Accounting methods historically employed require certain estimates as of interim dates. The information furnished in the accompanying Condensed Consolidated Financial Statements reflects all adjustments, including accruals, which are, in the opinion of management, necessary for a fair presentation of the June 30, 2013, Dec. 31, 2012, and June 30, 2012 financial information and are of a normal recurring nature. Certain industries in which we operate are highly seasonal, and revenue from, and certain expenses for, such operations may fluctuate significantly among quarterly periods. Demand for electricity and natural gas is sensitive to seasonal cooling, heating and industrial load requirements, as well as changes in market price. In particular, the normal peak usage season for electric utilities is June through August while the normal peak usage season for gas utilities is November through March. Significant earnings variances can be expected between the Gas Utilities segment’s peak and off-peak seasons. Due to this seasonal nature, our results of operations for the three and six months ended June 30, 2013 and June 30, 2012, and our financial condition as of June 30, 2013, Dec. 31, 2012, and June 30, 2012 are not necessarily indicative of the results of operations and financial condition to be expected as of or for any other period. All earnings per share amounts discussed refer to diluted earnings per share unless otherwise noted.

On Feb. 29, 2012, we sold our Energy Marketing segment, which resulted in this segment being classified as discontinued operations.


11



Recently Adopted Accounting Standards

Reporting of Amounts Reclassified out of Accumulated Other Comprehensive Income, ASU 2013-02

In February 2013, the FASB issued ASU 2013-02 which requires new disclosures for items reclassified out of AOCI. ASU 2013-02 requires disclosure of (1) changes in components of other comprehensive income, (2) items reclassified out of AOCI and into net income in their entirety, the effect of the reclassification on each affected net income line item and (3) cross references to other disclosures that provide additional detail for components of other comprehensive income that are not reclassified in their entirety to net income. Disclosures are required either on the face of the statements of income or as a separate disclosure in the notes to the financial statements. The new disclosure requirements are effective for interim and annual periods beginning after Dec. 15, 2012. The adoption of this standard did not have an impact on our financial position, results of operations or cash flows. See additional disclosures in Note 7.
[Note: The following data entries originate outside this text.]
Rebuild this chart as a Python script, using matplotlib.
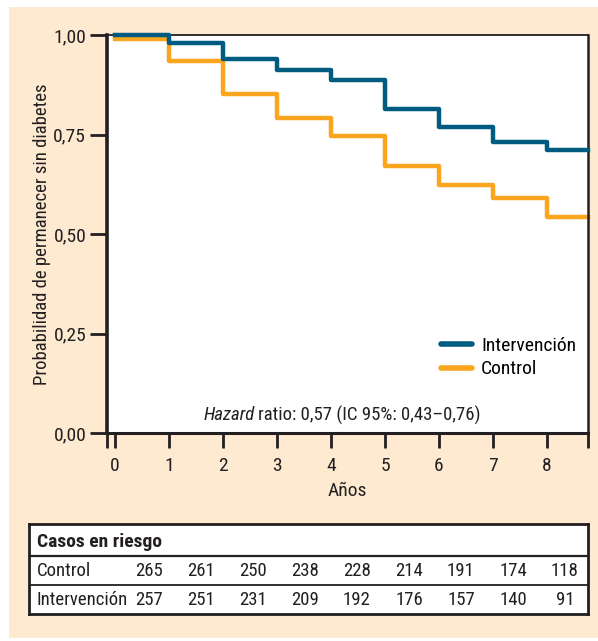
import matplotlib
matplotlib.use("Agg")
import matplotlib.pyplot as plt
from matplotlib.patches import Rectangle
import numpy as np

plt.rcParams["font.family"] = ["Roboto Condensed", "Liberation Sans Narrow", "Roboto", "DejaVu Sans"]

# survival curves (step values per year)
years = [0, 1, 2, 3, 4, 5, 6, 7, 8]
end_followup = 8.76
intervencion = [1.00, 0.98, 0.94, 0.912, 0.887, 0.814, 0.769, 0.731, 0.711]
control = [0.99, 0.935, 0.852, 0.791, 0.746, 0.671, 0.623, 0.590, 0.543]

# numbers at risk
risk_control = [265, 261, 250, 238, 228, 214, 191, 174, 118]
risk_intervencion = [257, 251, 231, 209, 192, 176, 157, 140, 91]

yticks = [0.0, 0.25, 0.5, 0.75, 1.0]
ytick_labels = ["0,00", "0,25", "0,50", "0,75", "1,00"]

BLUE = "#005b80"
ORANGE = "#f9a51d"
BEIGE = "#fdead0"
INK = "#231f20"
FS = 14

W, H = 598, 641
fig = plt.figure(figsize=(W / 100, H / 100), dpi=100)
fig.patch.set_facecolor("white")
fig.patches.append(Rectangle((9 / W, 1 - 638 / H), 1 - 9 / W, (638 - 7) / H,
                             transform=fig.transFigure, facecolor=BEIGE,
                             edgecolor="none", zorder=-10))

ax = fig.add_axes([107 / W, 1 - 433 / H, (588 - 107) / W, (433 - 35) / H])
ax.set_facecolor("white")

xmin = -0.15
ax.step(years + [end_followup], intervencion + [intervencion[-1]], where="post",
        color=BLUE, lw=3.2, label="Intervención", clip_on=False, zorder=3)
ax.step(years + [end_followup], control + [control[-1]], where="post",
        color=ORANGE, lw=3.2, label="Control", clip_on=False, zorder=2)

ax.set_xlim(xmin, end_followup)
ax.set_ylim(0, 1.0)
ax.set_yticks(yticks)
ax.set_yticklabels(ytick_labels)
ax.set_xticks(years)
ax.set_xticks([xmin, end_followup], minor=True)
ax.tick_params(axis="both", which="both", direction="out", width=2, color=INK,
               labelsize=FS, labelcolor=INK)
ax.tick_params(axis="x", which="both", length=11, pad=6)
ax.tick_params(axis="y", length=12, pad=3)

for side, lw in [("left", 2.6), ("bottom", 2.2), ("top", 1.3), ("right", 1.8)]:
    ax.spines[side].set_linewidth(lw)
    ax.spines[side].set_color(INK)

ax.set_ylabel("Probabilidad de permanecer sin diabetes", fontsize=FS - 0.5,
              color=INK, labelpad=2)
ax.set_xlabel("Años", fontsize=FS, color=INK, labelpad=5)

ax.text(0.308, 0.045, "Hazard", style="italic", fontsize=FS - 0.5, ha="right",
        va="center", transform=ax.transAxes, color=INK)
ax.text(0.313, 0.045, "ratio: 0,57 (IC 95%: 0,43–0,76)", fontsize=FS - 0.5, ha="left",
        va="center", transform=ax.transAxes, color=INK)

leg = ax.legend(loc="lower right", bbox_to_anchor=(1.0, 0.108), frameon=False,
                fontsize=FS, handlelength=1.6, handletextpad=0.45,
                labelspacing=0.28, borderaxespad=0.2)
for line in leg.get_lines():
    line.set_linewidth(4)
    line.set_solid_capstyle("round")

# risk table
tab = fig.add_axes([29 / W, 1 - 614 / H, (588 - 29) / W, (614 - 524) / H])
tab.set_facecolor("white")
tab.set_xlim(0, 1)
tab.set_ylim(0, 1)
tab.set_xticks([])
tab.set_yticks([])
for s in tab.spines.values():
    s.set_linewidth(2)
    s.set_color(INK)
tab.axhline((614 - 556) / 90, color=INK, lw=1.6)
tab.axhline((614 - 585) / 90, color=INK, lw=1.3)

col_x = (149 - 29) / 559 + np.arange(len(risk_control)) * 52 / 559
tab.text(0.014, 0.80, "Casos en riesgo", fontsize=FS, fontweight="bold",
         va="center", ha="left", color=INK)
for label, row, yy in [("Control", risk_control, 0.48),
                       ("Intervención", risk_intervencion, 0.155)]:
    tab.text(0.014, yy, label, fontsize=FS - 0.5, va="center", ha="left", color=INK)
    for cx, v in zip(col_x, row):
        tab.text(cx, yy, str(v), fontsize=FS - 0.5, va="center", ha="center",
                 color=INK)

fig.savefig("out.png", dpi=100, facecolor=fig.get_facecolor())
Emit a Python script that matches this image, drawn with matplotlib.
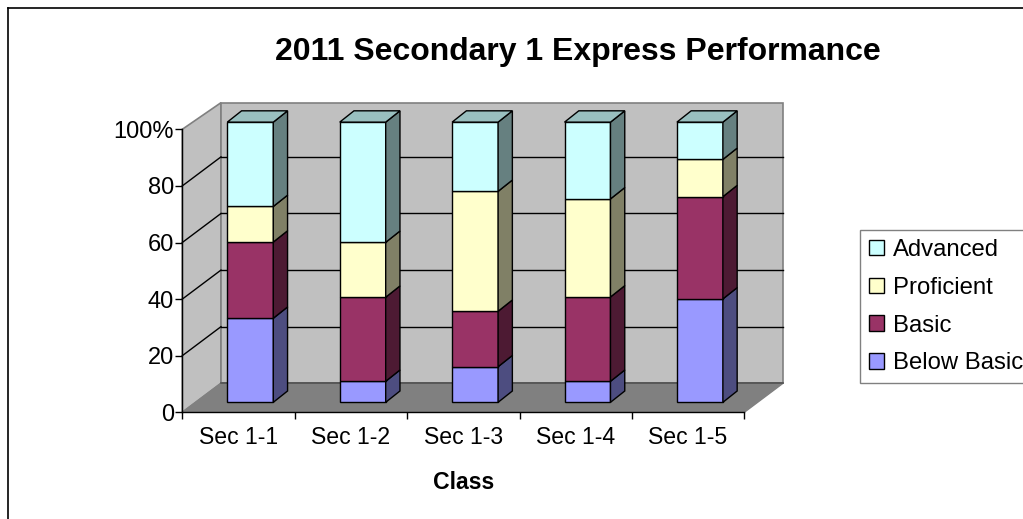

Balance Sheet: Disclosure about Offsetting Assets and Liabilities, ASU 2011-11

In December 2011, the FASB issued revised accounting guidance to amend disclosure requirements for offsetting financial assets and liabilities to enhance current disclosures. The revised disclosure guidance affects all companies that have financial instruments and derivative instruments that are either offset in the balance sheet (i.e., presented on a net basis) or subject to an enforceable master netting and/or similar arrangement. In addition, the revised guidance requires that certain enhanced quantitative and qualitative disclosures are made with respect to a company’s netting arrangements and/or rights of offset associated with its financial instruments and/or derivative instruments. The revised disclosure guidance is effective on a retrospective basis for interim and annual periods beginning Jan. 1, 2013. The adoption of this standard did not have an impact on our financial position, results of operations or cash flows. See additional disclosures in Note 11.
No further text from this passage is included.